── Provided records
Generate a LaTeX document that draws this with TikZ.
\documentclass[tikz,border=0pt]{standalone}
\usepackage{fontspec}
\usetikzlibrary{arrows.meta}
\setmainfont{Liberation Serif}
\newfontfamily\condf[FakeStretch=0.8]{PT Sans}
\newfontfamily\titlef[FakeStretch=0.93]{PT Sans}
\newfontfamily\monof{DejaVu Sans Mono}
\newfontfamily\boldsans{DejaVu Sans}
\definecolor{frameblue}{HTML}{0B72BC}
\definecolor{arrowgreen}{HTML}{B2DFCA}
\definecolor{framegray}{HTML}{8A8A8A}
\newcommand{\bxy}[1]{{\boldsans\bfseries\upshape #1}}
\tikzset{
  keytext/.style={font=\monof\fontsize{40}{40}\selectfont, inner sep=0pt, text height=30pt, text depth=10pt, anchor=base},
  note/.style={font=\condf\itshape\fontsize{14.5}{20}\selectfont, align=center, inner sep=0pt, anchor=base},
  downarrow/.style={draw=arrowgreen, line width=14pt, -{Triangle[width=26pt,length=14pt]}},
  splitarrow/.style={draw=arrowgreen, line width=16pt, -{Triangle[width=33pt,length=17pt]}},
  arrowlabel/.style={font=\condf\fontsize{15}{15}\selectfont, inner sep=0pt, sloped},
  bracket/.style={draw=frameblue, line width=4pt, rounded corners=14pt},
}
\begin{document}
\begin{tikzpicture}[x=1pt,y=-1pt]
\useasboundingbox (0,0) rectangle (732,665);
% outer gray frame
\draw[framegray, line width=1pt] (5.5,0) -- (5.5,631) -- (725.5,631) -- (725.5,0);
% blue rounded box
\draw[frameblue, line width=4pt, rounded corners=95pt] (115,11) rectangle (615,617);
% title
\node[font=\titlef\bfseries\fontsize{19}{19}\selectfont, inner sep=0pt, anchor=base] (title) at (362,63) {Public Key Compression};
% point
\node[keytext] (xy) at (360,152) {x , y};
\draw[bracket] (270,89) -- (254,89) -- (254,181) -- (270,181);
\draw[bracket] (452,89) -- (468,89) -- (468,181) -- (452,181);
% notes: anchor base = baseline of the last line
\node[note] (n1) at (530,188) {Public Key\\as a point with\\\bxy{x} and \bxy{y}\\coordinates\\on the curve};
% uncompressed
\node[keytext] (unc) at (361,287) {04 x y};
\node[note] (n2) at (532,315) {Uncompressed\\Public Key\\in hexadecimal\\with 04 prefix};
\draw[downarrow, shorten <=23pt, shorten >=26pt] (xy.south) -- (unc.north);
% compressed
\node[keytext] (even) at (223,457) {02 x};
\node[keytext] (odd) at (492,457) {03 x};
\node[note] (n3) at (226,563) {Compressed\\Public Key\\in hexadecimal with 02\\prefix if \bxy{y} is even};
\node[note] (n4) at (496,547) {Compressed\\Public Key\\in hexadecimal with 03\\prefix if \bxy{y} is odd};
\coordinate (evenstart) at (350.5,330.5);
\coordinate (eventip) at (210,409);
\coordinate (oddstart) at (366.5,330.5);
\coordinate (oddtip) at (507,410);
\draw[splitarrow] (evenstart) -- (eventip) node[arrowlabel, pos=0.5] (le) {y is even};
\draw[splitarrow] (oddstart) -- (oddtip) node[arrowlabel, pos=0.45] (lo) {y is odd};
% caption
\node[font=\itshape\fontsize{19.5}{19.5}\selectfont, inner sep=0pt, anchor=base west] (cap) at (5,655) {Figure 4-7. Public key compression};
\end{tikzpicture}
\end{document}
────
── Provided records
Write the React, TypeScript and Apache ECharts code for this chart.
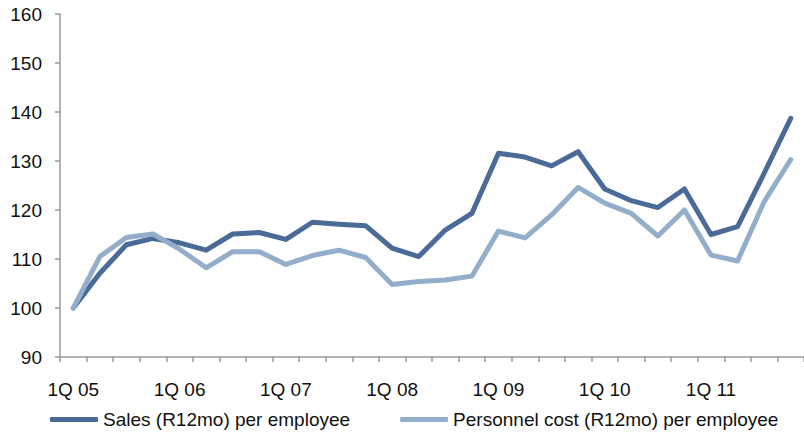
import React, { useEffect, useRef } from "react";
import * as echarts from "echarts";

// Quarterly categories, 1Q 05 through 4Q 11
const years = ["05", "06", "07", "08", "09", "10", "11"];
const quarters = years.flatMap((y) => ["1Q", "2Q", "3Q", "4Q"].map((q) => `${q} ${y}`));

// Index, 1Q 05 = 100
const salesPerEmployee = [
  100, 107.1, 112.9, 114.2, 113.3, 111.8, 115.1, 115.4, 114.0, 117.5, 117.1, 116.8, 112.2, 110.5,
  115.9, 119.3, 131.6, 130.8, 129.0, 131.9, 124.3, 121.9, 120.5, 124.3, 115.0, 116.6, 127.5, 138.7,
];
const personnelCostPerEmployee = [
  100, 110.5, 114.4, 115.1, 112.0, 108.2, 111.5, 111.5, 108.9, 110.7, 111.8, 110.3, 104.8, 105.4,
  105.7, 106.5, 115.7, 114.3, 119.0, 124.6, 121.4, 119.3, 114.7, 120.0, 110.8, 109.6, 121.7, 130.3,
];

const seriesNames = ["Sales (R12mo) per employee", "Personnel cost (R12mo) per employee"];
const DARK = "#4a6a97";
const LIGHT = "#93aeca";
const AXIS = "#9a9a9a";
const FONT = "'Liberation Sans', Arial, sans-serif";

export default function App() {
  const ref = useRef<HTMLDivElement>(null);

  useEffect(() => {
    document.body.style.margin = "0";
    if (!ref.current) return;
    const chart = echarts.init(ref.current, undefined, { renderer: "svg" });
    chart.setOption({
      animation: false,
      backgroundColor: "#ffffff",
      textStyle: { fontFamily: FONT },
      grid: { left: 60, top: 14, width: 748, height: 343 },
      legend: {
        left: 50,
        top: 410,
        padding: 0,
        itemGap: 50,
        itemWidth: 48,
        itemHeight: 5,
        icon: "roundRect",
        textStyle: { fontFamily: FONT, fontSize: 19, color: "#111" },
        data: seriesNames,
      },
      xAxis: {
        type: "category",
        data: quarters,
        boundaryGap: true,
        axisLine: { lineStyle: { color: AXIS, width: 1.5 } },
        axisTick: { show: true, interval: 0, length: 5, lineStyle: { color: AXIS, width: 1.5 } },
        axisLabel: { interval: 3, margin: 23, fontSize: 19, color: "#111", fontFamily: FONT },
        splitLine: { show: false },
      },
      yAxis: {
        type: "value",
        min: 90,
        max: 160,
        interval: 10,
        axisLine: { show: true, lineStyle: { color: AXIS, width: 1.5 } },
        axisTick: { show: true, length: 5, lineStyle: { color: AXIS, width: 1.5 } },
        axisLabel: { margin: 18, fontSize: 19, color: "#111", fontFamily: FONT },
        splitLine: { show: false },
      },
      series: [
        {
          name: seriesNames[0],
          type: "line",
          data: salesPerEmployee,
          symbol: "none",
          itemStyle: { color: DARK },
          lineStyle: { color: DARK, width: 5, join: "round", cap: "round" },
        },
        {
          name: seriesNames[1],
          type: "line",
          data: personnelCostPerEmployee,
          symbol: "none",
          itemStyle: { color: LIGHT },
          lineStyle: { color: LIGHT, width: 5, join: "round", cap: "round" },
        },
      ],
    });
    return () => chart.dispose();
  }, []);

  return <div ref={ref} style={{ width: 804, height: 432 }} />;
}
────
# Exercise requirements
Every line containing the string "React" must be listed.

# Final result
Write the React, TypeScript and Apache ECharts code for this chart.
import React, { useEffect, useRef } from "react";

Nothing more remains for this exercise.